Step-by-Step Solution:
From k : l = 4 : 3, let k = 4x and l = 3x. From l : m = 5 : 3, let l = 5y and m = 3y. Equate l from both descriptions: 3x = 5y. So y = 3x / 5. Now m = 3y = 3 * (3x / 5) = 9x / 5. To eliminate denominators, multiply all terms by 5. k becomes 4x * 5 = 20x. l becomes 3x * 5 = 15x. m becomes (9x / 5) * 5 = 9x. Thus k : l : m = 20x : 15x : 9x = 20 : 15 : 9.

Verification / Alternative check:
We can check by reconstructing the original pairwise ratios from 20 : 15 : 9. For k : l, we obtain 20 : 15, which reduces to 4 : 3 as required. For l : m, we obtain 15 : 9, which reduces to 5 : 3. Since both original ratios are satisfied, 20 : 15 : 9 is consistent and correct.

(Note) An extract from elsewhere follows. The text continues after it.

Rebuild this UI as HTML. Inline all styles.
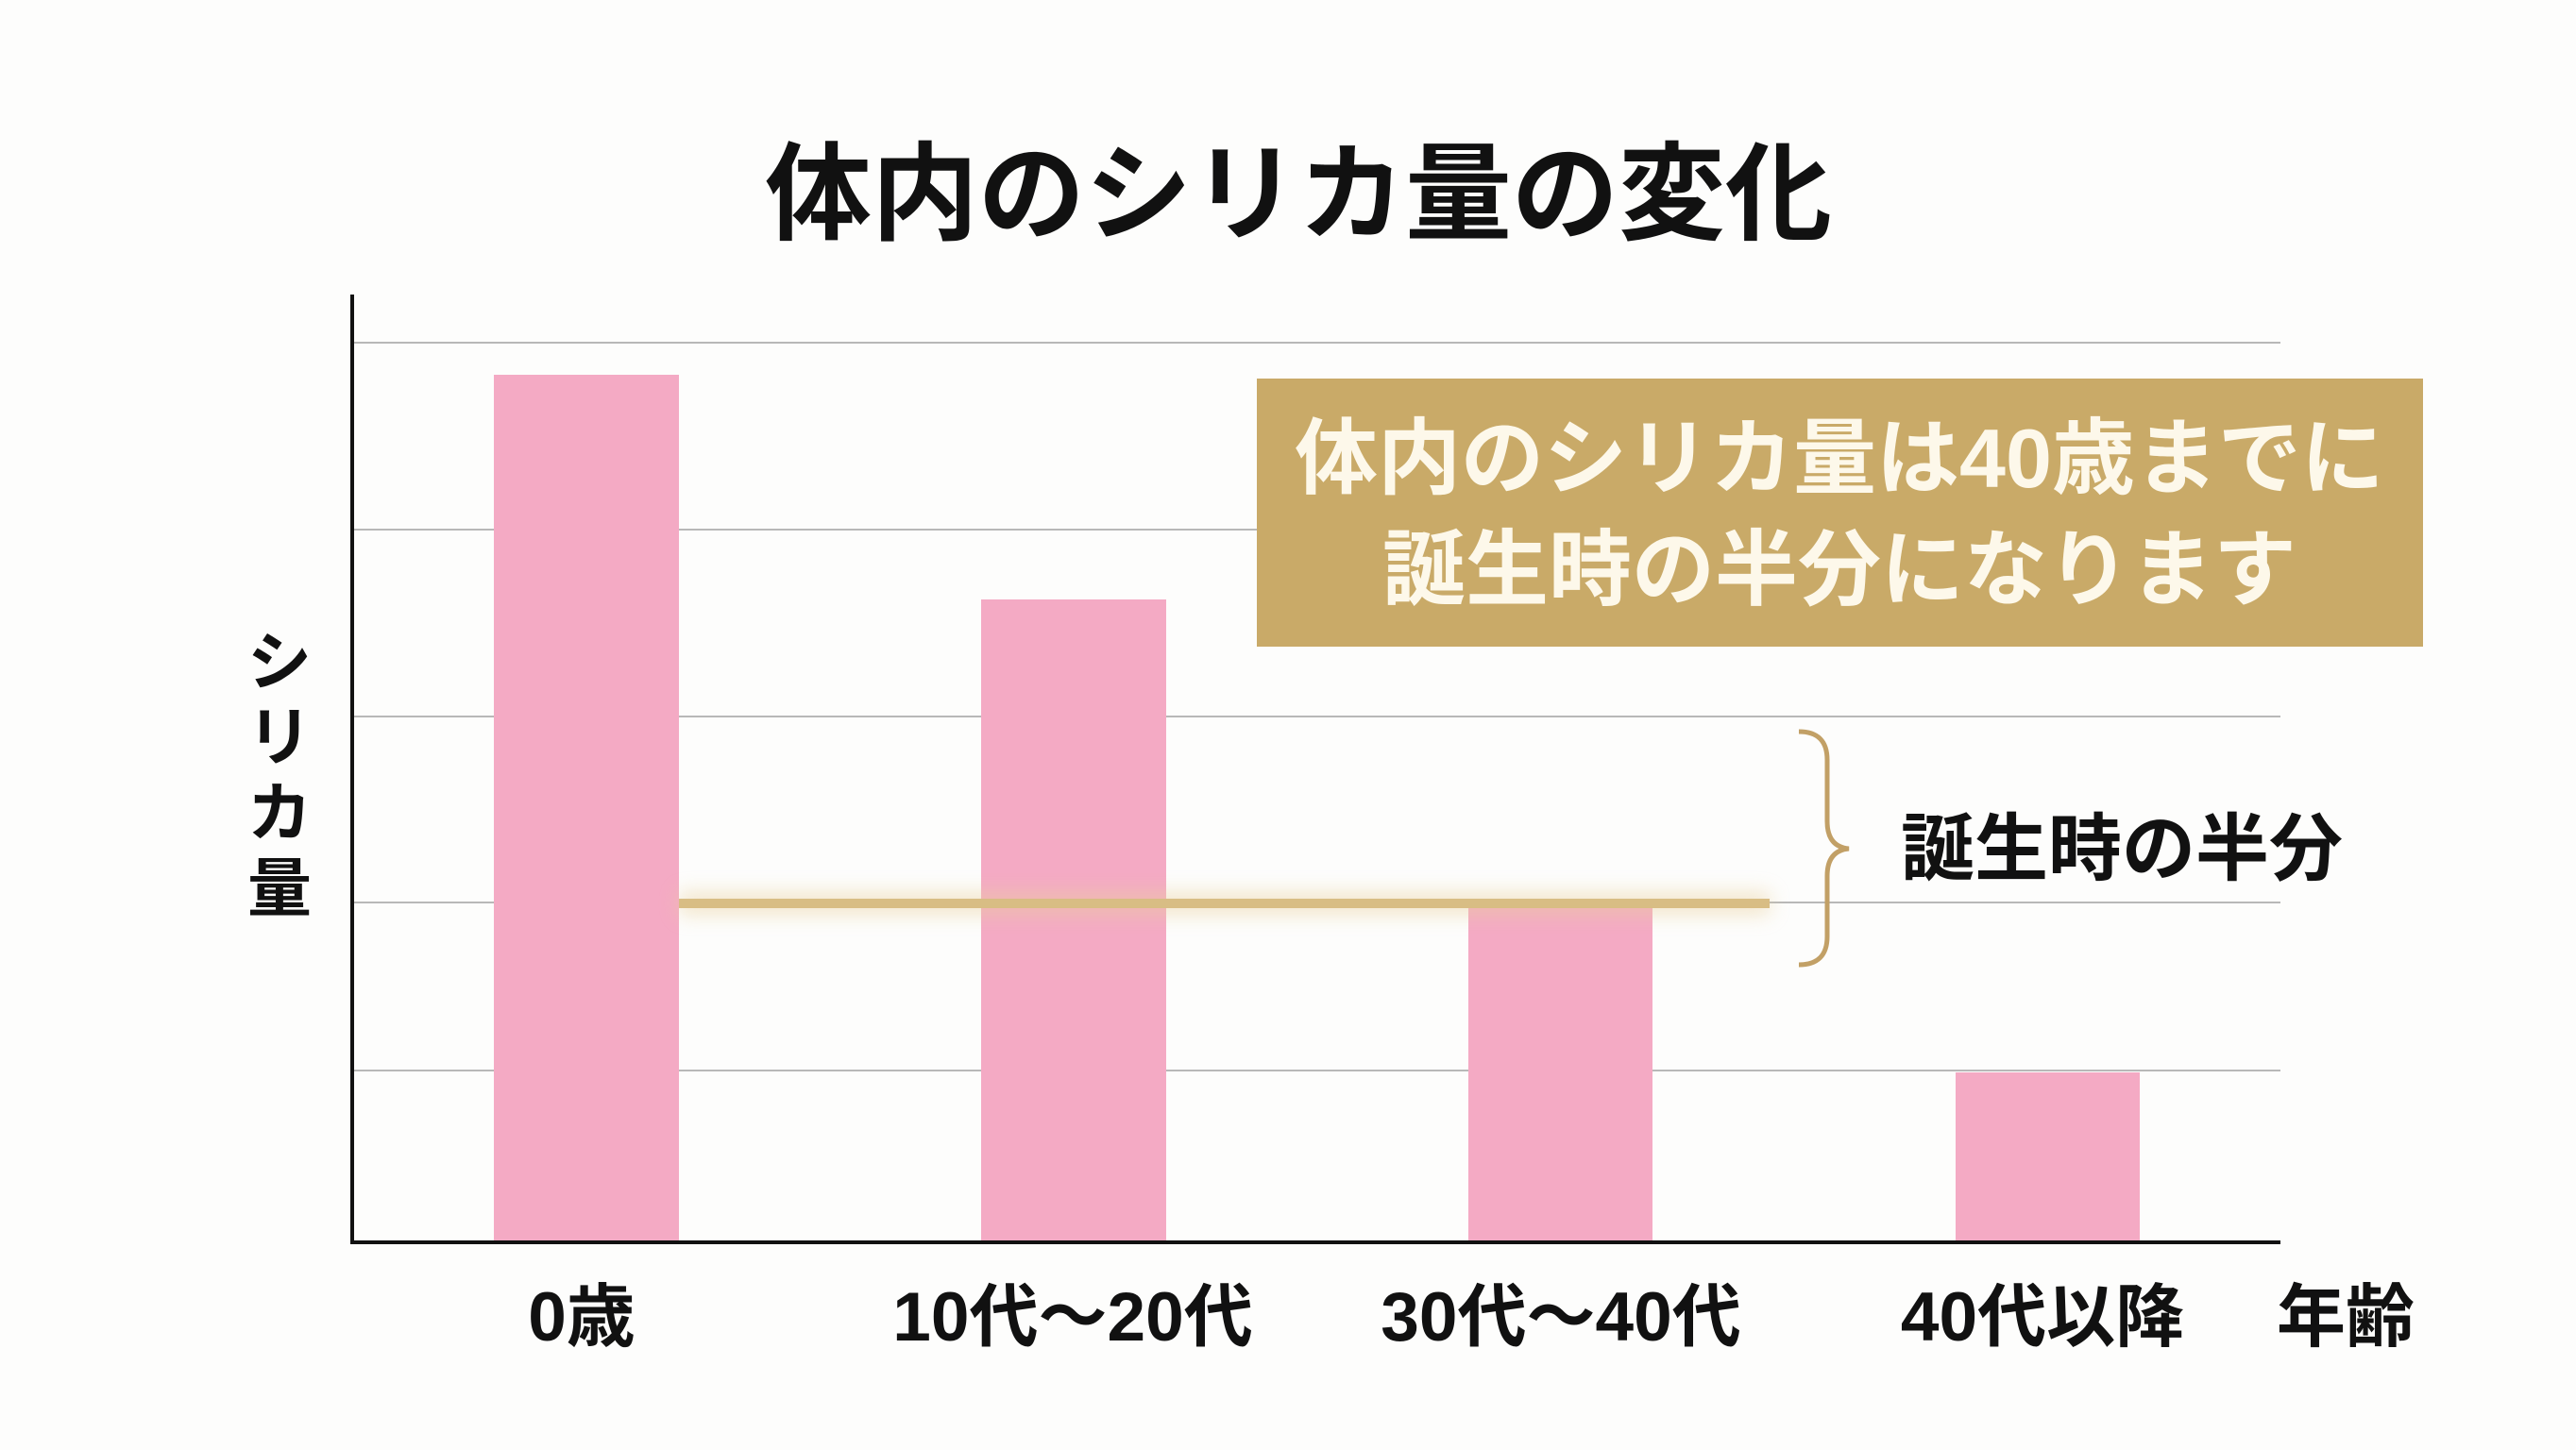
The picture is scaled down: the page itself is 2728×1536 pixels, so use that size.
<!DOCTYPE html>
<html><head><meta charset="utf-8"><style>
html,body{margin:0;padding:0;background:#fdfdfc;}
svg{display:block}
text{font-family:"Liberation Sans","Noto Sans CJK JP",sans-serif;font-weight:bold;}
</style></head><body>
<svg width="2728" height="1536" viewBox="0 0 2728 1536" xmlns="http://www.w3.org/2000/svg">
<defs>
<filter id="glow" x="-20%" y="-300%" width="140%" height="700%"><feGaussianBlur stdDeviation="10"/></filter>
</defs>
<rect width="2728" height="1536" fill="#fdfdfc"/>
<text x="1375" y="245" font-size="113" text-anchor="middle" fill="#111">体内のシリカ量の変化</text>
<g stroke="#b8b8b8" stroke-width="2">
<line x1="373" y1="363" x2="2415" y2="363"/>
<line x1="373" y1="561" x2="2415" y2="561"/>
<line x1="373" y1="759" x2="2415" y2="759"/>
<line x1="373" y1="956" x2="2415" y2="956"/>
<line x1="373" y1="1134" x2="2415" y2="1134"/>
</g>
<g fill="#f4aac4">
<rect x="523" y="397" width="196" height="918"/>
<rect x="1039" y="635" width="196" height="680"/>
<rect x="1555" y="962" width="195" height="353"/>
<rect x="2071" y="1136" width="195" height="179"/>
</g>
<rect x="719" y="945" width="1155" height="24" fill="#e8cf9a" opacity="0.5" filter="url(#glow)"/>
<rect x="719" y="952" width="1155" height="10" fill="#d8bd84"/>
<line x1="373" y1="312" x2="373" y2="1316" stroke="#111" stroke-width="4"/>
<line x1="371" y1="1316" x2="2415" y2="1316" stroke="#111" stroke-width="4"/>
<rect x="1331" y="401" width="1235" height="284" fill="#c9aa68"/>
<text x="1948" y="516" font-size="88" text-anchor="middle" fill="#fdf8ea">体内のシリカ量は40歳までに</text>
<text x="1948" y="634" font-size="88" text-anchor="middle" fill="#fdf8ea">誕生時の半分になります</text>
<path d="M1905 775 Q1935 775 1935 805 L1935 870 Q1935 897 1958 899 Q1935 901 1935 928 L1935 992 Q1935 1022 1905 1022" fill="none" stroke="#c2a066" stroke-width="5"/>
<text x="2013" y="926" font-size="78" fill="#111">誕生時の半分</text>
<g font-size="68" fill="#111" text-anchor="middle">
<text x="296" y="725">シ</text>
<text x="296" y="805">リ</text>
<text x="296" y="885">カ</text>
<text x="296" y="965">量</text>
</g>
<g font-size="73" fill="#111" text-anchor="middle">
<text x="616" y="1420">0歳</text>
<text x="1136" y="1420">10代〜20代</text>
<text x="1653" y="1420">30代〜40代</text>
<text x="2163" y="1420">40代以降</text>
<text x="2484" y="1420">年齢</text>
</g>
</svg>
</body></html>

Why Other Options Are Wrong:
Ratios such as 18 : 24 : 11 or 9 : 15 : 1 do not reduce to the given pairwise ratios when tested. The ratio 21 : 7 : 3 yields k : l = 3 : 1, which does not match 4 : 3. Similarly, 12 : 9 : 5 is inconsistent with l : m = 5 : 3. Only 20 : 15 : 9 satisfies both given conditions simultaneously.

Common Pitfalls:
A common mistake is to simply place the numbers side by side as 4 : 3 : 5 : 3 without properly aligning the common term. Others may try to average or mix numbers incorrectly. Always treat the shared variable carefully and ensure that the value of l is the same in both representations before combining ratios.

Final Answer:
The combined ratio of k : l : m is 20 : 15 : 9.